Even as Mr. Trump has lamented the loss of American life in Afghanistan, his campaign has repeatedly questioned the military credentials of Tim Walz, Ms. Harris’s running mate, who served for more than two decades in the National Guard. (Mr. Trump’s running mate, J.D. Vance, served in the U.S. Marine Corps.)

Mr. Trump has also criticized Ms. Harris for high inflation and, considering her responsibilities in addressing the migrant crisis, for failing to stanch the chaos at the southern border. But the withdrawal from Afghanistan has been one of his principal criticisms, and prominent Republican political figures have joined in the attacks.

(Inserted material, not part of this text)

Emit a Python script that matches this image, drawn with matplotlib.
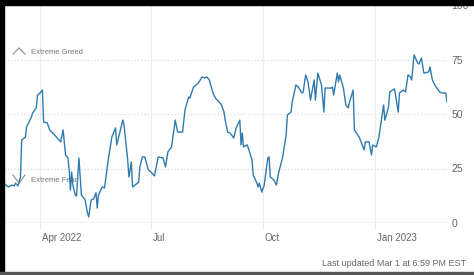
import matplotlib

matplotlib.use("Agg")
import matplotlib.dates as mdates
import matplotlib.pyplot as plt
import matplotlib.transforms as mtrans
import numpy as np
from matplotlib.patches import Rectangle

plt.rcParams["font.family"] = ["Liberation Sans", "DejaVu Sans"]

# Fear & Greed index; days counted from 2022-03-01
START = np.datetime64("2022-03-01")
day = [1, 2, 5, 8, 10, 11, 13, 15, 16, 19, 20, 24, 25, 28, 29, 31, 33, 34, 37, 39,
       43, 46, 48, 50, 52, 54, 55, 56, 57, 58, 60, 61, 63, 65, 68, 70, 71, 73, 75, 77,
       78, 79, 82, 84, 87, 90, 93, 94, 99, 100, 103, 104, 106, 107, 109, 112, 113, 115,
       117, 120, 122, 125, 128, 132, 134, 136, 139, 142, 144, 148, 150, 153, 154, 157,
       161, 164, 166, 168, 170, 173, 175, 178, 180, 182, 183, 185, 187, 190, 192, 195,
       196, 197, 198, 201, 202, 205, 206, 209, 210, 211, 213, 215, 218, 219, 220, 223,
       225, 227, 230, 233, 234, 237, 238, 241, 243, 246, 247, 249, 251, 253, 256, 257,
       259, 262, 264, 265, 270, 271, 272, 275, 276, 277, 280, 282, 284, 285, 288, 289,
       293, 297, 298, 301, 303, 304, 307, 309, 313, 314, 317, 318, 322, 325, 326, 329,
       331, 333, 335, 336, 338, 341, 342, 344, 346, 350, 351, 353, 355, 359, 361, 364,
       365]
score = [20.6, 17.9, 16.5, 17.4, 17.0, 18.3, 17.0, 21.1, 38.0, 39.4, 44.0, 48.6, 50.5,
         52.8, 58.7, 59.6, 61.0, 46.3, 45.9, 42.7, 40.4, 38.5, 37.2, 42.7, 31.2, 29.8,
         24.3, 15.1, 23.4, 17.4, 12.8, 12.4, 29.8, 12.8, 10.6, 4.6, 2.8, 10.6, 11.0, 13.8,
         6.9, 12.8, 16.5, 16.1, 28.9, 39.4, 43.6, 35.8, 47.2, 45.0, 28.9, 21.1, 28.0, 16.5,
         17.4, 18.8, 25.7, 30.3, 30.3, 24.3, 23.4, 21.6, 30.3, 29.8, 25.7, 32.6, 34.9,
         47.2, 41.7, 41.7, 51.8, 57.8, 57.3, 62.4, 64.2, 67.0, 66.5, 67.0, 65.6, 59.6,
         57.3, 55.5, 54.1, 50.9, 47.2, 41.7, 41.3, 39.0, 43.6, 47.2, 35.8, 41.3, 34.9,
         35.8, 34.4, 28.9, 22.0, 18.3, 16.5, 18.3, 14.2, 17.4, 29.8, 30.3, 21.1, 19.7,
         17.4, 23.4, 29.8, 40.4, 49.5, 50.9, 55.5, 63.3, 62.4, 59.6, 60.1, 67.9, 64.7,
         56.4, 65.6, 56.4, 68.8, 63.3, 50.9, 61.9, 61.9, 62.4, 58.7, 68.8, 64.7, 67.9,
         61.9, 54.1, 52.8, 55.5, 61.0, 42.7, 39.4, 33.5, 37.2, 37.2, 31.2, 35.8, 34.9,
         39.0, 54.1, 47.2, 53.2, 60.1, 61.5, 50.9, 59.6, 61.0, 60.1, 67.9, 67.0, 65.6,
         77.1, 73.4, 72.9, 75.7, 68.8, 69.3, 71.6, 65.6, 63.3, 60.1, 59.6, 59.6, 55.5]

month_ticks = ["2022-04-01", "2022-07-01", "2022-10-01", "2023-01-01"]
month_labels = ["Apr 2022", "Jul", "Oct", "Jan 2023"]
y_ticks = [0, 25, 50, 75, 100]

dates = START + np.array(day).astype("timedelta64[D]")

W, H = 474, 275
fig = plt.figure(figsize=(W / 100, H / 100), dpi=100, facecolor="white")
ax = fig.add_axes([4 / W, (H - 223) / H, 443 / W, 218 / H])
ax.set_facecolor("white")

ax.plot(dates, score, color="#2f7bb0", lw=1.0, zorder=3)

ax.set_ylim(0, 100)
ax.set_xlim(START + np.timedelta64(1, "D") + np.timedelta64(12, "h"),
            START + np.timedelta64(365, "D"))

# grid
for v in y_ticks[1:]:
    ax.axhline(v, color="#d4d4d4", lw=0.8, ls=(0, (1, 2)), zorder=1)
ax.axhline(0, color="#c8c8c8", lw=1.0, zorder=2)
for d in month_ticks:
    ax.axvline(np.datetime64(d), color="#ececec", lw=0.8, zorder=1)

for s in ax.spines.values():
    s.set_visible(False)

ax.set_xticks([np.datetime64(d) for d in month_ticks])
ax.set_xticklabels(month_labels)
ax.tick_params(axis="x", length=4, color="#ececec", pad=3, labelsize=7,
               labelcolor="#666666")
shift = mtrans.ScaledTranslation(2 / 100, 0, fig.dpi_scale_trans)
for lab in ax.get_xticklabels():
    lab.set_horizontalalignment("left")
    lab.set_transform(lab.get_transform() + shift)

ax.yaxis.tick_right()
ax.set_yticks(y_ticks)
ax.tick_params(axis="y", length=0, pad=3, labelsize=7.5, labelcolor="#666666")

# zone markers
chev = dict(color="#8a8a8a", lw=0.8, transform=ax.transAxes, clip_on=False)
ax.plot([0.0203, 0.0339, 0.0474], [0.775, 0.803, 0.775], **chev)
ax.plot([0.0203, 0.0339, 0.0474], [0.220, 0.183, 0.220], **chev)
ax.text(0.061, 0.784, "Extreme Greed", transform=ax.transAxes, fontsize=5.5,
        color="#777777", va="center")
ax.text(0.061, 0.197, "Extreme Fear", transform=ax.transAxes, fontsize=5.5,
        color="#777777", va="center", zorder=2)

fig.text(466 / W, 1 - 264 / H, "Last updated Mar 1 at 6:59 PM EST", fontsize=6.5,
         color="#666666", ha="right", va="center")

# screenshot frame
fig.add_artist(Rectangle((0, 1 - 5 / H), 1, 5 / H, transform=fig.transFigure,
                         color="black", zorder=10))
fig.add_artist(Rectangle((0, 0), 4 / W, 1, transform=fig.transFigure,
                         color="black", zorder=10))
fig.add_artist(Rectangle((0, 0), 1, 3 / H, transform=fig.transFigure,
                         color="#555555", zorder=10))

fig.savefig("out.png", dpi=100, facecolor=fig.get_facecolor())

This dispute is part of the two campaigns’ sparring over which of the candidates would provide the steadier hand in foreign policy. It is a political impulse that is relatively recent and that has no analogue in Canada, where none of the past eight prime ministers have had military service.

“Both sides are trying to wrap themselves in the flag,” said Andrew Bacevich, an emeritus Boston University professor of American diplomatic and military history. “The notion that there’s something unseemly or suspicious about military service was the case in the 1970s. That has completely gone away.”